I roll over, sniffle and then feel liquid running down my cheek. Yesterday a tent on the face, today a bleeding nose. Both lovely ways to start the day. Luckily Chef is a quick draw with the tissue.
I boil water for oatmeal to compensate, my first hot breakfast on trail. The sunrise is glorious up on the hill, I use the nosebleed as an excuse to get a late (7am) start and move slowly. I keep stopping to check for phone service. Last night in bed I mysteriously had full service for 10 minutes and then nothing at all.
Luckily I am paying attention to where I am walking: there’s a snake right on the trail getting some morning rays. I look at its head and tail, a small rattlesnake, diamondback is my best guess. It sneaks away into the rocks before I can take a picture, rattling a tiny rattle as it goes.
I catch up to Chef and ask her if she saw the snake. “No, but I did step over a strange stick” she replies. “A rattlesnake shaped stick?” It was. Twice before I have been in the other end of such conversations, wondering how close I have come to stepping on snakes.
The trail is lots of up, then lots of down, multiple times. We are definitely in the Sierras now. There’s more water. And more bear sightings, stories running up and down the trail. I later learn that Double Step went running down a side trail for water (the trail I lazily skipped) and almost straight into a bear. Someone yelled “stop running!” just in time.
There’s also a large bear print beside the trail that I missed. Though I did see more snakes, a very thin one, sage green on top with a shockingly orange belly and tail ring. There’s also a magical spring, where a previous hiker has rigged an adorably genius leaf spout for filling bottles from the shallow trickle.
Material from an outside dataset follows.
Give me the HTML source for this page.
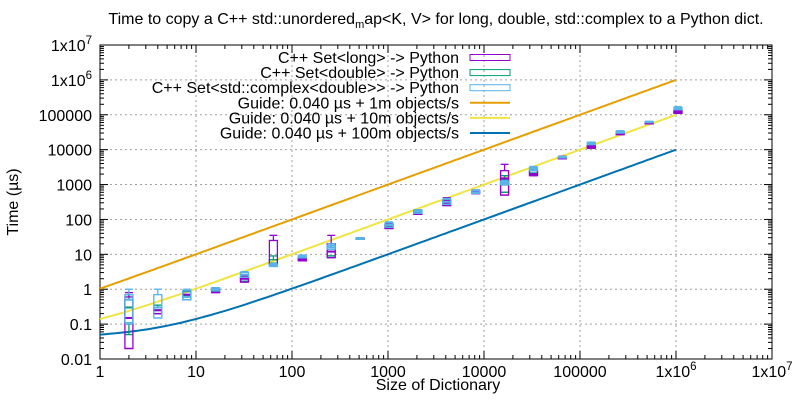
<!DOCTYPE html>
<html><head><meta charset="utf-8"><style>
html,body{margin:0;padding:0;background:#fff;}
svg{display:block;font-family:"Liberation Sans",sans-serif;}
</style></head><body>
<svg id="chart" width="800" height="400" xmlns="http://www.w3.org/2000/svg">
<text x="436" y="24" font-size="16" text-anchor="middle">Time to copy a C++ std::unordered<tspan font-size="11" dy="4">m</tspan><tspan dy="-4">ap&lt;K, V&gt; for long, double, std::complex to a Python dict.</tspan></text>
<text transform="translate(18,202) rotate(-90)" font-size="16" text-anchor="middle">Time (µs)</text>
<text x="438" y="390" font-size="16" text-anchor="middle">Size of Dictionary</text>
<g id="grid"></g><g id="axes"></g><g id="series"></g><g id="legend"></g>
</svg>
<script>
const yTickLabels = ["0.01","0.1","1","10","100","1000","10000","100000","1x10^6","1x10^7"];
const xTickLabels = ["1","10","100","1000","10000","100000","1x10^6","1x10^7"];
const sizes = [2,4,8,16,32,64,128,256,512,1024,2048,4096,8192,16384,32768,65536,131072,262144,524288,1048576];
// [min,q1,median,q3,max]
const longStats = [[0.02,0.02,0.15,0.6,0.8],[0.2,0.2,0.25,0.3,0.3],[0.5,0.5,0.7,0.9,0.9],[0.8,0.8,0.9,1.0,1.1],[1.6,1.6,2.0,2.2,2.4],[5,5,5,25,35],[6.5,6.5,7,7.5,8],[8,8,12,20,35],[28,28,29,29,30],[55,55,60,70,75],[140,140,160,180,190],[250,250,300,350,420],[550,550,600,650,700],[500,500,1500,2500,3800],[1800,1800,2000,2500,2800],[5500,5500,5800,6000,6500],[11000,11000,12000,13000,14000],[27000,27000,29000,31000,32000],[55000,55000,58000,60000,62000],[110000,110000,120000,130000,140000]];
const doubleStats = [[0.05,0.1,0.3,0.5,0.7],[0.2,0.2,0.25,0.3,0.35],[0.5,0.5,0.65,0.85,0.9],[0.85,0.85,0.9,1.0,1.05],[1.7,1.7,2.0,2.2,2.4],[5,5,5.5,7,9],[7,7,7.5,8,8.5],[9,9,12,16,20],[28,28,29,29,30],[58,58,62,70,75],[145,145,160,180,185],[260,260,300,350,380],[560,560,600,650,680],[600,600,1000,1400,1800],[1900,1900,2100,2500,2700],[5600,5600,5800,6000,6300],[11500,11500,12000,13000,13500],[27500,27500,29000,31000,32000],[56000,56000,58000,60000,61000],[112000,112000,120000,130000,135000]];
const complexStats = [[0.1,0.11,0.5,0.7,1.0],[0.15,0.15,0.3,0.7,1.0],[0.5,0.5,0.6,0.9,1.0],[0.9,0.9,1.0,1.1,1.1],[2.2,2.2,2.6,3.0,3.2],[4.5,4.5,5,5,5.5],[8,8,8.5,9,9.5],[14,14,16,18,20],[27,27,28,29,30],[60,60,70,80,85],[150,150,170,185,190],[270,270,320,380,400],[560,560,600,680,700],[1000,1000,1100,1200,1300],[2500,2500,2800,3100,3300],[5800,5800,6000,6200,6400],[14000,14000,15000,16000,16500],[30000,30000,32000,34000,35000],[60000,60000,62000,64000,65000],[140000,140000,150000,160000,170000]];
const guideOverhead = 0.04;
const guideRates = [1e6,1e7,1e8];

const L=100,R=772,T=45,B=359;
const xs=v=>L+(R-L)*Math.log10(v)/7;
const ys=v=>B-(B-T)*(Math.log10(v)+2)/9;
const NS="http://www.w3.org/2000/svg";
function mk(tag,attrs,parent){const e=document.createElementNS(NS,tag);for(const k in attrs)e.setAttribute(k,attrs[k]);parent.appendChild(e);return e;}
const grid=document.getElementById('grid'),axes=document.getElementById('axes'),series=document.getElementById('series'),legend=document.getElementById('legend');

function sup(parent,label,x,y,anchor){
  const t=mk('text',{x:x,y:y,'font-size':16,'text-anchor':anchor},parent);
  if(label.includes('^')){const [a,b]=label.split('^');t.textContent=a;const s=mk('tspan',{dy:-7,'font-size':11.5},t);s.textContent=b;}
  else t.textContent=label;
  return t;
}
yTickLabels.forEach((lab,i)=>{
  const y=ys(Math.pow(10,i-2));
  if(i>0&&i<yTickLabels.length-1){const g=mk('line',{x1:L,x2:R,y1:y,y2:y,stroke:'#a0a0a0','stroke-dasharray':'2,3','stroke-width':1},grid);
  }
  const t=sup(axes,lab,92,y+6,'end');
  
  mk('line',{x1:L,x2:L+8,y1:y,y2:y,stroke:'#000'},axes);mk('line',{x1:R,x2:R-8,y1:y,y2:y,stroke:'#000'},axes);
  if(i<yTickLabels.length-1)for(let m=2;m<10;m++){const yy=ys(m*Math.pow(10,i-2));mk('line',{x1:L,x2:L+4,y1:yy,y2:yy,stroke:'#000'},axes);mk('line',{x1:R,x2:R-4,y1:yy,y2:yy,stroke:'#000'},axes);}
});
xTickLabels.forEach((lab,i)=>{
  const x=xs(Math.pow(10,i));
  if(i>0&&i<xTickLabels.length-1){const g=mk('line',{x1:x,x2:x,y1:T,y2:B,stroke:'#a0a0a0','stroke-dasharray':'2,3','stroke-width':1},grid);
  }
  const t=sup(axes,lab,x,377,'middle');
  
  mk('line',{x1:x,x2:x,y1:B,y2:B-8,stroke:'#000'},axes);mk('line',{x1:x,x2:x,y1:T,y2:T+8,stroke:'#000'},axes);
  if(i<xTickLabels.length-1)for(let m=2;m<10;m++){const xx=xs(m*Math.pow(10,i));mk('line',{x1:xx,x2:xx,y1:B,y2:B-4,stroke:'#000'},axes);mk('line',{x1:xx,x2:xx,y1:T,y2:T+4,stroke:'#000'},axes);}
});
const frame=mk('rect',{x:L,y:T,width:R-L,height:B-T,fill:'none',stroke:'#000','stroke-width':1},axes);


const guideColors=['#e69f00','#f0e442','#0072b2'];
guideRates.forEach((r,gi)=>{
  const pts=[];for(let k=0;k<=120;k++){const n=Math.pow(10,6*k/120);pts.push(xs(n).toFixed(1)+','+ys(guideOverhead+n*1e6/r).toFixed(1));}
  const p=mk('polyline',{points:pts.join(' '),fill:'none',stroke:guideColors[gi],'stroke-width':2},series);
  
});
function drawBoxes(stats,color,name){
  stats.forEach((s,i)=>{
    const x=xs(sizes[i]),w=4;
    const g=mk('g',{stroke:color,fill:'none','stroke-width':1.3},series);
    
    mk('line',{x1:x,x2:x,y1:ys(s[0]),y2:ys(s[1])},g);
    mk('line',{x1:x,x2:x,y1:ys(s[3]),y2:ys(s[4])},g);
    mk('line',{x1:x-w,x2:x+w,y1:ys(s[4]),y2:ys(s[4])},g);
    mk('line',{x1:x-w,x2:x+w,y1:ys(s[0]),y2:ys(s[0])},g);
    mk('rect',{x:x-w,y:ys(s[3]),width:2*w,height:Math.max(1,ys(s[1])-ys(s[3]))},g);
    mk('line',{x1:x-w,x2:x+w,y1:ys(s[2]),y2:ys(s[2]),'stroke-width':2},g);
  });
}
drawBoxes(doubleStats,'#009e73','double');
drawBoxes(longStats,'#9400d3','long');
drawBoxes(complexStats,'#56b4e9','complex');

const legItems=[['C++ Set<long> -> Python','#9400d3','box'],['C++ Set<double> -> Python','#009e73','box'],['C++ Set<std::complex<double>> -> Python','#56b4e9','box'],['Guide: 0.040 µs + 1m objects/s','#e69f00','line'],['Guide: 0.040 µs + 10m objects/s','#f0e442','line'],['Guide: 0.040 µs + 100m objects/s','#0072b2','line']];
legItems.forEach((it,i)=>{
  const y=57.5+i*15.1;
  const g=mk('g',{},legend);
  
  const t=mk('text',{x:459,y:y+5.5,'font-size':16,'text-anchor':'end'},g);t.textContent=it[0];
  if(it[2]==='box')mk('rect',{x:470,y:y-3,width:40,height:6,fill:'none',stroke:it[1],'stroke-width':1},g);
  else mk('line',{x1:470,x2:510,y1:y,y2:y,stroke:it[1],'stroke-width':2},g);
});
</script>
</body></html>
I walked alone almost all day, passing the 1/4 mark, still more than half of California to go. But for the last few miles after a too big dinner, I dragged my way a few more miles uphill with Chef, a few miles closer to Kennedy Meadows. So full. So uphill. We camped together with our food, hoping for the best. There’s some kind of burned and deserted structure behind us and rusted bits and pieces strewn about. It would be creepy if I wasn’t so tired. Grey and Greg and Cheese are all here too. Cowboy campers and light sleepers on duty listening for bears.